Broken Hearts, Empty Wallets: Seniors Catfished for $139M

FTC report says there was a 'surge' in 2020 in romance scams bamboozling Americans 60 and over
By Jenn Gidman,  Newser Staff
Posted Oct 22, 2021 5:20 PM CDT
Dating Scam 'Surge' Bamboozled the Lonely During Pandemic
Do your research before getting more deeply involved with an online love interest.   (Getty Images/Tero Vesalainen)

(Newser) – Last month, the Department of Justice announced money laundering and wire fraud charges brought against nearly a dozen "romance scammers," and that's only scratching the surface of what the Washington Post calls a "surge" in such deceptions made worse by the pandemic, especially for the senior set.

  • The numbers: In its annual "Protecting Older Consumers" report, the Federal Trade Commission notes that in 2019, Americans 60 and older reported losing $84 million to fake lovers—a number that jumped to $139 million in 2020. An FTC release notes that's "the highest total reported loss of any scam category" the agency tracks, and it might be an underreporting, as some people may have been too embarrassed, scared, or otherwise reluctant to report.
  • The process: This financially nefarious form of catfishing starts with someone setting up a fake profile on a dating app or social media site, luring an unsuspecting person into an online relationship, and then, over time, persuading the victim to send gift cards or cash, often by wire transfer.
  • A pandemic assist: Although this kind of ruse was used long before COVID hit, the coronavirus made things worse. Or easier, if looking at it from the perpetrator's perspective. For starters, people—especially isolated and lonely people—likely spent more time online during the pandemic, upping their odds of being approached by a scammer in the first place.

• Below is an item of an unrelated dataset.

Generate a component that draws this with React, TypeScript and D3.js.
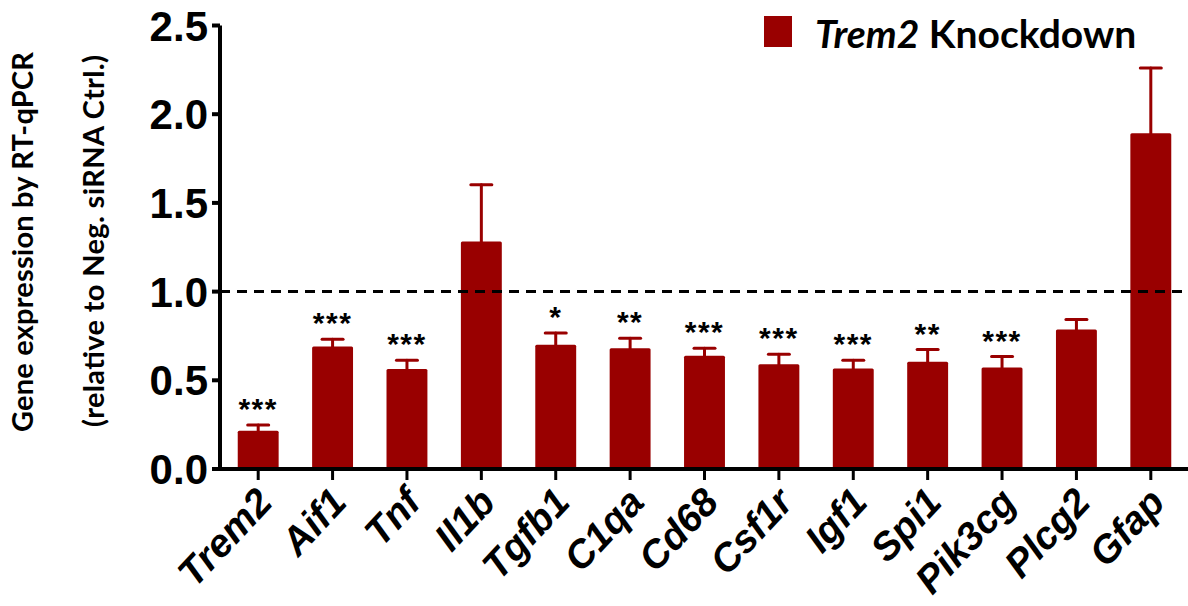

Then, if they were unlucky enough to get caught up in a deceptive relationship, many victims believed smooth-talking con artists who'd say they couldn't meet up in person because they were trying to stay safe from the virus, or had had a positive COVID test.
  • Aftermath: Once the victims catch on that they've been had, "they are devastated financially and emotionally," especially as these scams can go on for months or years, Kathy Stokes, head of the AARP's fraud prevention unit, tells the Post. "We had victims call the help line who have lost half a million dollars."
  • Advice: The FTC offers plentiful resources on such romance scams, including articles on the subject, typical fibs these catfishers tell—if they say they're working on an oil rig or in the military, that could be a red flag—and how to avoid getting scammed. WWLP rounds up its own tips, advising consumers to keep personal info close to the chest; do plenty of research on cajoling correspondents (including a reverse image search on profile pics); and, most importantly, do not send money, no matter how many sweet nothings pop up on the computer or smartphone screen.